◆ **Data excerpts**

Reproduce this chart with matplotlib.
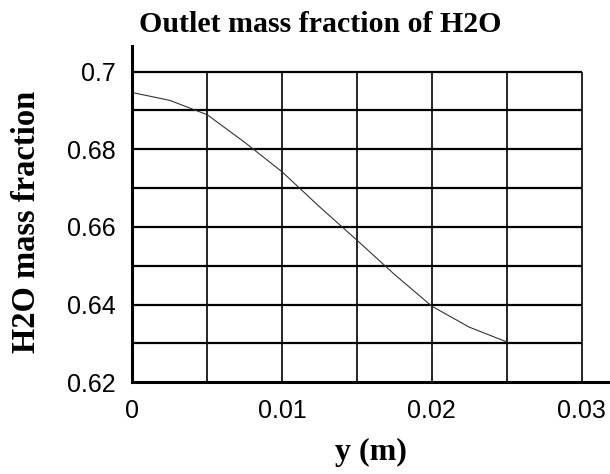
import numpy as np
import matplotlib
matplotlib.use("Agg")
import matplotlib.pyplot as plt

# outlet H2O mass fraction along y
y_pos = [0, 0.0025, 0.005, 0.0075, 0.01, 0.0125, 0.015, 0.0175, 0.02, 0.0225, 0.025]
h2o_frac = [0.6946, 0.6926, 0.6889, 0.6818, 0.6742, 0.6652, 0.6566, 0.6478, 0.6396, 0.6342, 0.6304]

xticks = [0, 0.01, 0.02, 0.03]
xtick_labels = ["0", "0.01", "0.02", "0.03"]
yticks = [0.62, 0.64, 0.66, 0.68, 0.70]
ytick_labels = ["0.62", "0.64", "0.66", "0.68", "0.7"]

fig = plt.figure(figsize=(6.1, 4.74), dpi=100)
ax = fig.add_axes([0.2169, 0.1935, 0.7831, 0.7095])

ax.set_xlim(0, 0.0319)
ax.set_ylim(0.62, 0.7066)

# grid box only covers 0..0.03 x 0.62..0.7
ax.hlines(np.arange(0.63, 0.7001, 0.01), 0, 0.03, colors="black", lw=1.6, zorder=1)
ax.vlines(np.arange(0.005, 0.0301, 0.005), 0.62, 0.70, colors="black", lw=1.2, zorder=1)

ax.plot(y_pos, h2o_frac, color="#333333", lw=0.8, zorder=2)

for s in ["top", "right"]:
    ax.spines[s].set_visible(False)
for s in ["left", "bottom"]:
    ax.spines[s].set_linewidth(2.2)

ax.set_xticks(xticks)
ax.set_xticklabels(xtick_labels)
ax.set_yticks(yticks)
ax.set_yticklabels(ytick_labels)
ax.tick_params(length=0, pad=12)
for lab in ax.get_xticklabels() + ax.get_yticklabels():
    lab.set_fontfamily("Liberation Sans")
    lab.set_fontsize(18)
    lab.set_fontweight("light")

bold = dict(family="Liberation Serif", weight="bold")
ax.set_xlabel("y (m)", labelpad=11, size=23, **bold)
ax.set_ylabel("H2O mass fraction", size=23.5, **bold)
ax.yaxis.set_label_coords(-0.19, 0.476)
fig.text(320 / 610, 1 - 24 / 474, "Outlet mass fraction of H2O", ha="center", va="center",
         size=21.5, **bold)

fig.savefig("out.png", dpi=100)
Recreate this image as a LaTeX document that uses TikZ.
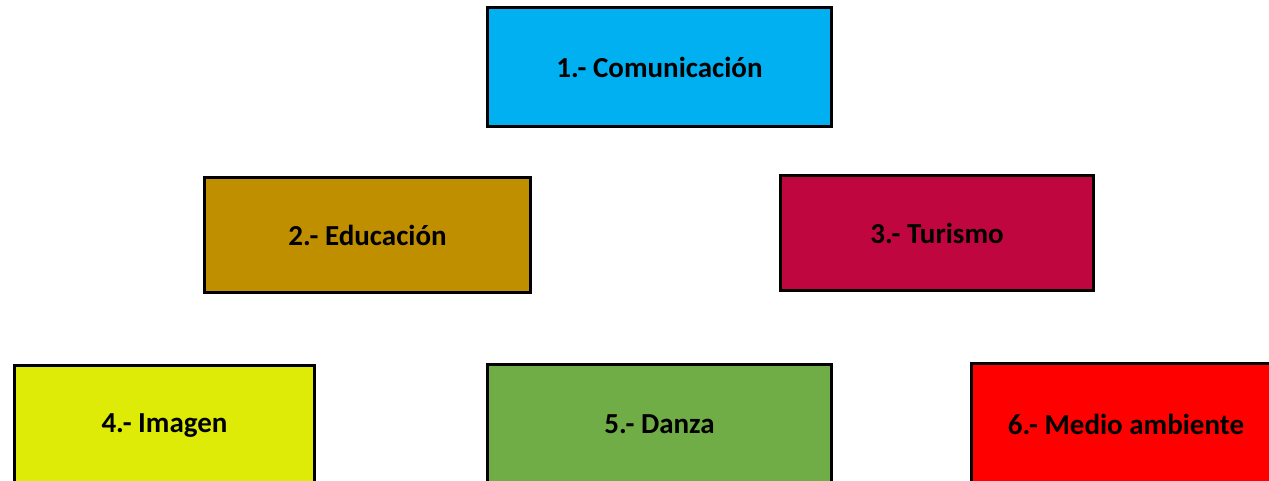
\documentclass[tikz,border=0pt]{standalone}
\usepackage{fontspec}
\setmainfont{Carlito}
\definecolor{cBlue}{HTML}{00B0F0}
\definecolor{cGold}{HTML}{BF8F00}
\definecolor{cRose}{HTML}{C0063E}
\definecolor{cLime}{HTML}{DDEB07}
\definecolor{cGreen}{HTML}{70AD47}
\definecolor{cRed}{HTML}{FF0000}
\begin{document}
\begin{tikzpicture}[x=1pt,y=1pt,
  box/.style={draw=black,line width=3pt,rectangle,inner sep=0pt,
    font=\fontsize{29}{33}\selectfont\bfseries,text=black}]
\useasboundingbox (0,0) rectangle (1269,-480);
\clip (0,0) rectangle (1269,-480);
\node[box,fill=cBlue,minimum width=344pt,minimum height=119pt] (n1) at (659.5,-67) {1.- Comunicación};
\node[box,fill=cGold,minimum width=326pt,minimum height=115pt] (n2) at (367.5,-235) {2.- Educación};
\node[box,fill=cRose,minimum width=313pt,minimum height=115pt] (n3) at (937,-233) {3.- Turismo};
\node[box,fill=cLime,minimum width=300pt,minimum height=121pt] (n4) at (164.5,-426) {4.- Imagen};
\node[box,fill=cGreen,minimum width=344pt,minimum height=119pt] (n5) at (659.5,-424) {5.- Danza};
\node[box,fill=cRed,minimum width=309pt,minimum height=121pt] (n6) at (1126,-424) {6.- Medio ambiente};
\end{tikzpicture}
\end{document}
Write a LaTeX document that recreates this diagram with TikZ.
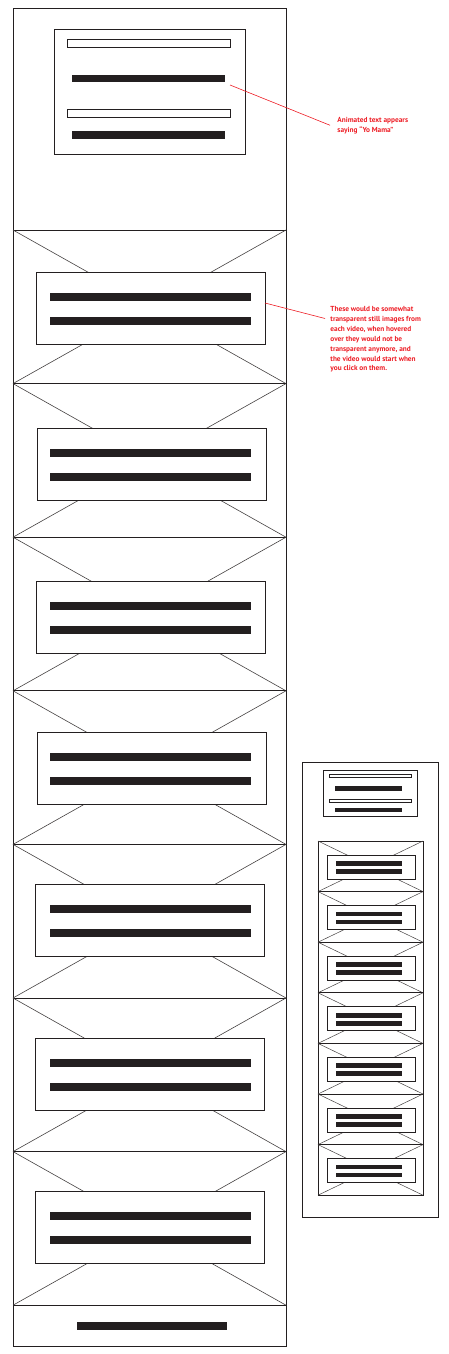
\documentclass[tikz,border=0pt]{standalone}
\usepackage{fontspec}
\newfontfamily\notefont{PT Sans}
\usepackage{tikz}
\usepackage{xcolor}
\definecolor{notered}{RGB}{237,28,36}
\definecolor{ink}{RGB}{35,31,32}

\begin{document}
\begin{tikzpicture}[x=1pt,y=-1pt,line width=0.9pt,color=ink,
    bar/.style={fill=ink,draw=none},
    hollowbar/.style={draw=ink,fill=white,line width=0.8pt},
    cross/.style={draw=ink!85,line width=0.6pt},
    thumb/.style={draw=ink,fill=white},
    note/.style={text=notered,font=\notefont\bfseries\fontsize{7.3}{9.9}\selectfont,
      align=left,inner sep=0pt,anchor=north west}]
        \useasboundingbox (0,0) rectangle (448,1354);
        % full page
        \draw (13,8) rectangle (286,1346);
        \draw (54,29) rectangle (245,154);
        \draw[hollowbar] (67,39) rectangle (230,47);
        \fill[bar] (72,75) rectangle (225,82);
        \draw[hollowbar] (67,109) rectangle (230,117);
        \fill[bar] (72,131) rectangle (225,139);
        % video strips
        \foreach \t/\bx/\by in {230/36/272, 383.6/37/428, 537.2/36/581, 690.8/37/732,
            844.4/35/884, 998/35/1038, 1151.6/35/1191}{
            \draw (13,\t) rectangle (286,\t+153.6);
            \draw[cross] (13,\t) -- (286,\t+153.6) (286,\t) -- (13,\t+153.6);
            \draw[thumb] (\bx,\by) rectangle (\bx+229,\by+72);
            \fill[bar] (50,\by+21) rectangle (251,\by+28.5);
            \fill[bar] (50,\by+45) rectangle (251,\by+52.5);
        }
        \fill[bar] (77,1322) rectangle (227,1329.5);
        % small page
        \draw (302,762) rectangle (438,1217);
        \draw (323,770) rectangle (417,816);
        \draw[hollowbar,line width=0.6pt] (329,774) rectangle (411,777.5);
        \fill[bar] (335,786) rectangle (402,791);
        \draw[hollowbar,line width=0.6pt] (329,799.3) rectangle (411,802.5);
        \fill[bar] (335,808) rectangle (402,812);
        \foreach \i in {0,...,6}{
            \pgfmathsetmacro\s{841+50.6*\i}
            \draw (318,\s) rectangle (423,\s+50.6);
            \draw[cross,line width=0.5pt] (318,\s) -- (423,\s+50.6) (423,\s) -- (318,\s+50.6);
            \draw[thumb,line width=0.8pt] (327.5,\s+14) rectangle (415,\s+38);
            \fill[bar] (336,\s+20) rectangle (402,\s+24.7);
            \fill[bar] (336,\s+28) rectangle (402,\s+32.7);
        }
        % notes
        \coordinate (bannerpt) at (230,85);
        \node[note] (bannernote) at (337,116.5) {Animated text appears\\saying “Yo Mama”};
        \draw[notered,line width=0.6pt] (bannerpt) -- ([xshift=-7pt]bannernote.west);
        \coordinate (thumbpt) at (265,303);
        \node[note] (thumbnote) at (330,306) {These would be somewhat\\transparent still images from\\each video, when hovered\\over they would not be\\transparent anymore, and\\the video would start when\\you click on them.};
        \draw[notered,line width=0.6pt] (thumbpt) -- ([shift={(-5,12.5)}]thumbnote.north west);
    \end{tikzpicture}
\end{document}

◆ **Challenge**
Gather from the records above every line containing the string "that".

◆ **Solution to the exercise**
Recreate this image as a LaTeX document that uses TikZ.
Write a LaTeX document that recreates this diagram with TikZ.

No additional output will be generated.